╔══

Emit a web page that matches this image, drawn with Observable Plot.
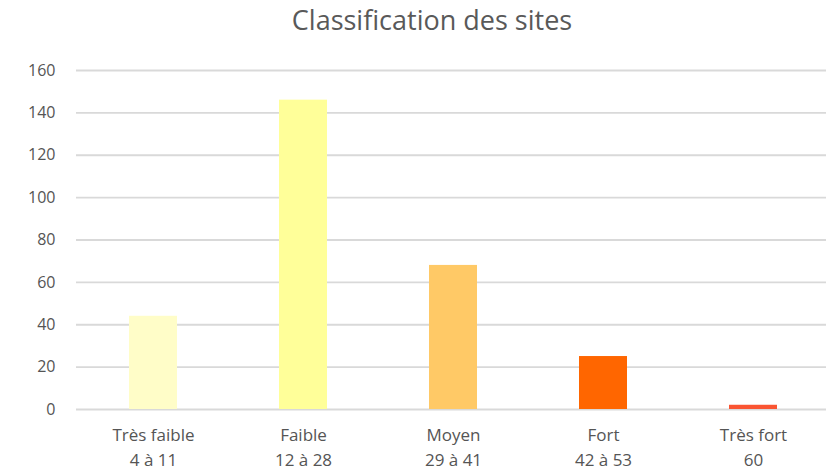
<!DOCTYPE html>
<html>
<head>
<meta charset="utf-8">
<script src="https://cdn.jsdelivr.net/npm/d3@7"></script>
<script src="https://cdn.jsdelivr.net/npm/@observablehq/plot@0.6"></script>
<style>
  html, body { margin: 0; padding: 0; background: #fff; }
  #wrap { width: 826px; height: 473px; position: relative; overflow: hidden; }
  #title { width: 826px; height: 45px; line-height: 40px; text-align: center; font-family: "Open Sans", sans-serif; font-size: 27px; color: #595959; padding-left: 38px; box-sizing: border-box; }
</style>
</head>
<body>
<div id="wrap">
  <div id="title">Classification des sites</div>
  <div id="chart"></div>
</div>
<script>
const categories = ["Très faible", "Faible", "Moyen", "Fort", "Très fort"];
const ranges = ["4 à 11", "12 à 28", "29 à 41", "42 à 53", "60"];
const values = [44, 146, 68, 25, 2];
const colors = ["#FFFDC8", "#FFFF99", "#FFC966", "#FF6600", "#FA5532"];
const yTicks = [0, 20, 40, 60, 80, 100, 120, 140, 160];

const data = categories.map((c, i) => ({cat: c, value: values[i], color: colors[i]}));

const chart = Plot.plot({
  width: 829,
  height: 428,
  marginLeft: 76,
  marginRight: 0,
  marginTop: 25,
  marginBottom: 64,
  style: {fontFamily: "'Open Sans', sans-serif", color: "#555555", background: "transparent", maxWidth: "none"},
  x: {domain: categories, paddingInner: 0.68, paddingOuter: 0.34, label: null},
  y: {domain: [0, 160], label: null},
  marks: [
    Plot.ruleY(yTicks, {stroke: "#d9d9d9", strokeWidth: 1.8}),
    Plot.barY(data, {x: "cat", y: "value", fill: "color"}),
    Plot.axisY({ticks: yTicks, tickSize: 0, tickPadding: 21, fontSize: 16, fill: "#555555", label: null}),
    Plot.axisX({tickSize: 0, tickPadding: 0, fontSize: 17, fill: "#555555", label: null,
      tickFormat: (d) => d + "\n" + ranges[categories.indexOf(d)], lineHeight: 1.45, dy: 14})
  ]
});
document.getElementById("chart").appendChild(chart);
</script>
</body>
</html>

╚══

All of the material above needs to be restated exactly, with no pictures.

Emit a web page that matches this image, drawn with Observable Plot.
<!DOCTYPE html>
<html>
<head>
<meta charset="utf-8">
<script src="https://cdn.jsdelivr.net/npm/d3@7"></script>
<script src="https://cdn.jsdelivr.net/npm/@observablehq/plot@0.6"></script>
<style>
  html, body { margin: 0; padding: 0; background: #fff; }
  #wrap { width: 826px; height: 473px; position: relative; overflow: hidden; }
  #title { width: 826px; height: 45px; line-height: 40px; text-align: center; font-family: "Open Sans", sans-serif; font-size: 27px; color: #595959; padding-left: 38px; box-sizing: border-box; }
</style>
</head>
<body>
<div id="wrap">
  <div id="title">Classification des sites</div>
  <div id="chart"></div>
</div>
<script>
const categories = ["Très faible", "Faible", "Moyen", "Fort", "Très fort"];
const ranges = ["4 à 11", "12 à 28", "29 à 41", "42 à 53", "60"];
const values = [44, 146, 68, 25, 2];
const colors = ["#FFFDC8", "#FFFF99", "#FFC966", "#FF6600", "#FA5532"];
const yTicks = [0, 20, 40, 60, 80, 100, 120, 140, 160];

const data = categories.map((c, i) => ({cat: c, value: values[i], color: colors[i]}));

const chart = Plot.plot({
  width: 829,
  height: 428,
  marginLeft: 76,
  marginRight: 0,
  marginTop: 25,
  marginBottom: 64,
  style: {fontFamily: "'Open Sans', sans-serif", color: "#555555", background: "transparent", maxWidth: "none"},
  x: {domain: categories, paddingInner: 0.68, paddingOuter: 0.34, label: null},
  y: {domain: [0, 160], label: null},
  marks: [
    Plot.ruleY(yTicks, {stroke: "#d9d9d9", strokeWidth: 1.8}),
    Plot.barY(data, {x: "cat", y: "value", fill: "color"}),
    Plot.axisY({ticks: yTicks, tickSize: 0, tickPadding: 21, fontSize: 16, fill: "#555555", label: null}),
    Plot.axisX({tickSize: 0, tickPadding: 0, fontSize: 17, fill: "#555555", label: null,
      tickFormat: (d) => d + "\n" + ranges[categories.indexOf(d)], lineHeight: 1.45, dy: 14})
  ]
});
document.getElementById("chart").appendChild(chart);
</script>
</body>
</html>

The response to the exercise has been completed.